═════ SUPPLIED MATERIAL ═════

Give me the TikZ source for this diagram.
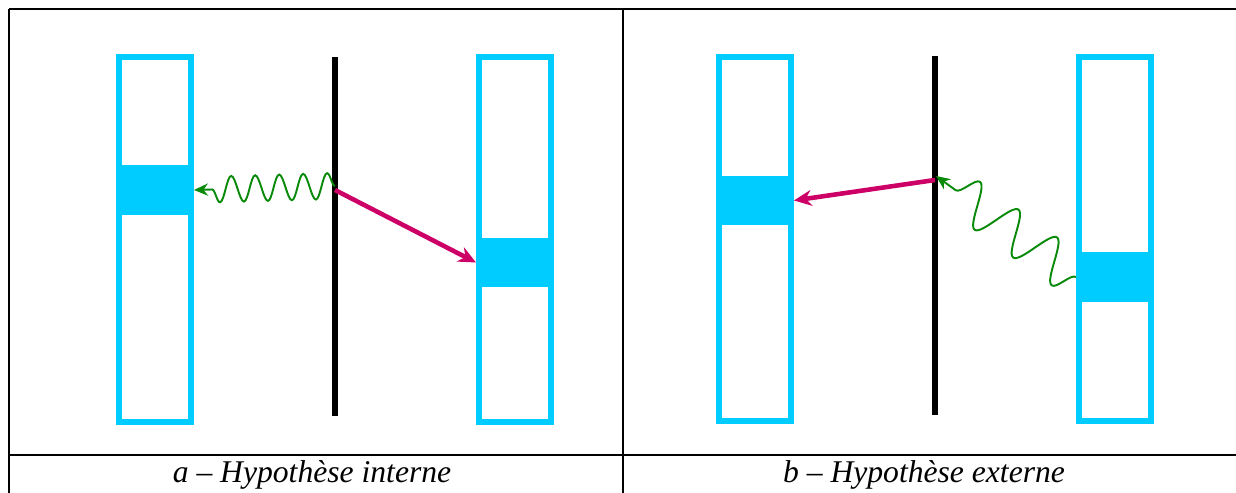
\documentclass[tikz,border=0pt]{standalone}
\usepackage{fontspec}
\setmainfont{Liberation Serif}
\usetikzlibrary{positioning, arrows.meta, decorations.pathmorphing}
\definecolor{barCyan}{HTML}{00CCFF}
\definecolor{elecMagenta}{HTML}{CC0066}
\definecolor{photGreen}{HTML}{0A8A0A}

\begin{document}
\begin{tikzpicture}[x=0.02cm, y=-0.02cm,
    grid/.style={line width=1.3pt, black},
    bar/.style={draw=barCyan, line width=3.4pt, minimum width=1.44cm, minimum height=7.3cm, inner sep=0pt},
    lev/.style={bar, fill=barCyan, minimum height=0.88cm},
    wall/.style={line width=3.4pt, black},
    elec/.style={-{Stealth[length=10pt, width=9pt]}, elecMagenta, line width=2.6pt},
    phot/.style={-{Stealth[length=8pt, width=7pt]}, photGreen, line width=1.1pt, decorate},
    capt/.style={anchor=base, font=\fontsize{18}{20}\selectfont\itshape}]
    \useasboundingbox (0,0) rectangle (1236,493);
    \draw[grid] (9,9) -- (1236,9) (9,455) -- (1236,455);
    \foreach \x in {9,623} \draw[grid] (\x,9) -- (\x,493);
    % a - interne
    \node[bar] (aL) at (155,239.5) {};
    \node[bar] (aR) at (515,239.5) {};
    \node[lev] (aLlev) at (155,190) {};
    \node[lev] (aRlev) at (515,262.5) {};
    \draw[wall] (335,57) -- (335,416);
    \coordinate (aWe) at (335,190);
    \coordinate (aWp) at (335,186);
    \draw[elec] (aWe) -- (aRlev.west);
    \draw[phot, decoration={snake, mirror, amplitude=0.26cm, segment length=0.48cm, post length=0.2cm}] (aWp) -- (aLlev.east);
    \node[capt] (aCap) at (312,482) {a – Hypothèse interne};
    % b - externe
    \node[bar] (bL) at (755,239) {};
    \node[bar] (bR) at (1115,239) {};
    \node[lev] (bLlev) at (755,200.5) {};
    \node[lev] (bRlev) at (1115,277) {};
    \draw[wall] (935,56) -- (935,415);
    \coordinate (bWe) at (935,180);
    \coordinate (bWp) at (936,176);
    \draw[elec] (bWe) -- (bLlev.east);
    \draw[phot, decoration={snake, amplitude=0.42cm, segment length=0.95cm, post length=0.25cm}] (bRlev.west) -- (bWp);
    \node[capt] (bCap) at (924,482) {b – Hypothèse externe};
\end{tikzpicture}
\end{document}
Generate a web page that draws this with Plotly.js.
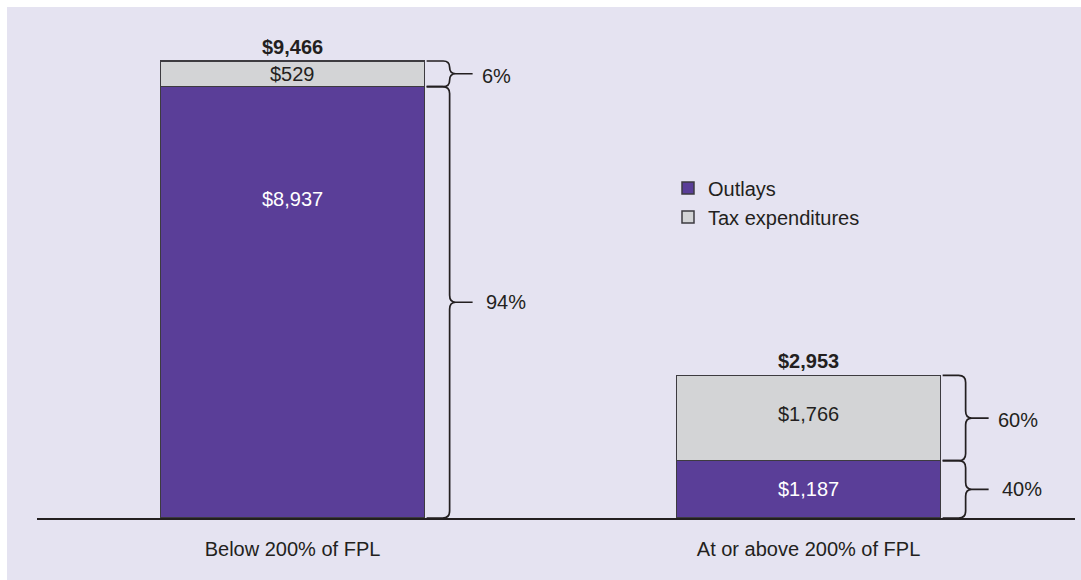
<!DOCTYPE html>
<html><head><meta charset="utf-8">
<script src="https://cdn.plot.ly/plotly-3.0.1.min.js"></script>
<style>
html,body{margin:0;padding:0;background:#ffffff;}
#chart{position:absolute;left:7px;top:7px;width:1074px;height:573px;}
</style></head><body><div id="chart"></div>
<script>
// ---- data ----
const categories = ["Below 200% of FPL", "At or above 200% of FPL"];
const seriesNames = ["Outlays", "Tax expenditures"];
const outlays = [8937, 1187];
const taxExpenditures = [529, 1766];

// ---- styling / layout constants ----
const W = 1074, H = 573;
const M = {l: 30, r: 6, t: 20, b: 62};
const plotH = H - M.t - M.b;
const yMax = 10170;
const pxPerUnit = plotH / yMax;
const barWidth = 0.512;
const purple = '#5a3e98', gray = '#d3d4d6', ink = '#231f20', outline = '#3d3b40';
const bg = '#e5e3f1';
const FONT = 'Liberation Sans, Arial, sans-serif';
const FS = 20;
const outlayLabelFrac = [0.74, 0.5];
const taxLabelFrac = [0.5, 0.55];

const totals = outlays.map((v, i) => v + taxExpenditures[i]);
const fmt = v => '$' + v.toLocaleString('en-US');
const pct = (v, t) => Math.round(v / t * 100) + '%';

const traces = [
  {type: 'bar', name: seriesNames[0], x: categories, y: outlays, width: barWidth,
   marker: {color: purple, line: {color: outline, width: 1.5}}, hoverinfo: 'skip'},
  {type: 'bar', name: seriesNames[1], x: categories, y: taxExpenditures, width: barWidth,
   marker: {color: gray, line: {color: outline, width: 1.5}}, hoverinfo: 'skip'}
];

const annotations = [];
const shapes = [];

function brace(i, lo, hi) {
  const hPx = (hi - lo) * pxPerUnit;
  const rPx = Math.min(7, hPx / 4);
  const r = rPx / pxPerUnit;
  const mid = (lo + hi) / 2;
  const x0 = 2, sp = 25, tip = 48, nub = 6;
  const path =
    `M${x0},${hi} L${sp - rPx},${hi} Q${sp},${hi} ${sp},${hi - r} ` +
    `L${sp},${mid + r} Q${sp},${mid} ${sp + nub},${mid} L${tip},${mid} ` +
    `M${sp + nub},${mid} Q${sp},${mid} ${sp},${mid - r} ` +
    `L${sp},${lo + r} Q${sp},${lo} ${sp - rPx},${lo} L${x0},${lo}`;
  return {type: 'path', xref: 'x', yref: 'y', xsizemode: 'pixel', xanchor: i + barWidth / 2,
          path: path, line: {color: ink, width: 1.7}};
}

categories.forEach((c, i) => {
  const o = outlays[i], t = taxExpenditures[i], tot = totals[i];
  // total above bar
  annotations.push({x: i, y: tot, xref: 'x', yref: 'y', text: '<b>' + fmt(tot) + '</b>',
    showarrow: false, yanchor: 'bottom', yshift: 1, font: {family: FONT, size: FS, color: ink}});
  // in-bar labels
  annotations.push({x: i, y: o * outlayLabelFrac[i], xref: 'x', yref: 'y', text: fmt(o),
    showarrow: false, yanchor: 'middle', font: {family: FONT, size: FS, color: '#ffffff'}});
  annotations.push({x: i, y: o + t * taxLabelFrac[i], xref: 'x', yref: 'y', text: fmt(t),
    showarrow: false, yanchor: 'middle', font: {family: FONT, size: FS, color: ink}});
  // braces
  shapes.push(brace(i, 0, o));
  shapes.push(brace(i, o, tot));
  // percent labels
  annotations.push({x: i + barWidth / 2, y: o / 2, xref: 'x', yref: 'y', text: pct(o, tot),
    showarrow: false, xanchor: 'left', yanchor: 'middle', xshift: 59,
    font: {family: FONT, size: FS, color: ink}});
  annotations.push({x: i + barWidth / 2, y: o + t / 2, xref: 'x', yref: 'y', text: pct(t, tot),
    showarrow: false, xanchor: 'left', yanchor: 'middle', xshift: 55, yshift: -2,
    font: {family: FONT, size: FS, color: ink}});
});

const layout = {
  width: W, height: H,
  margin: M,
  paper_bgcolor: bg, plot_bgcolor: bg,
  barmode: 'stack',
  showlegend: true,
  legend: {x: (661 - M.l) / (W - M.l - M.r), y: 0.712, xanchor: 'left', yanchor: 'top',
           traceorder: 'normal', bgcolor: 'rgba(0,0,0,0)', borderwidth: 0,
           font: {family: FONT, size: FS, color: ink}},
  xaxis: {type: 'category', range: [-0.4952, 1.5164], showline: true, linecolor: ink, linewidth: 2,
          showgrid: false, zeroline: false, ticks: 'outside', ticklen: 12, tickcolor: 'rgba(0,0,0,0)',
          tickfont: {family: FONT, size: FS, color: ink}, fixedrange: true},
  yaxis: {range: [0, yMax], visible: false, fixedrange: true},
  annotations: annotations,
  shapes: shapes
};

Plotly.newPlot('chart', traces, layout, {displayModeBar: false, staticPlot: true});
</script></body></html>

═════

Pick each line holding the word "this" out of the data and copy it.

Give me the TikZ source for this diagram.
Generate a web page that draws this with Plotly.js.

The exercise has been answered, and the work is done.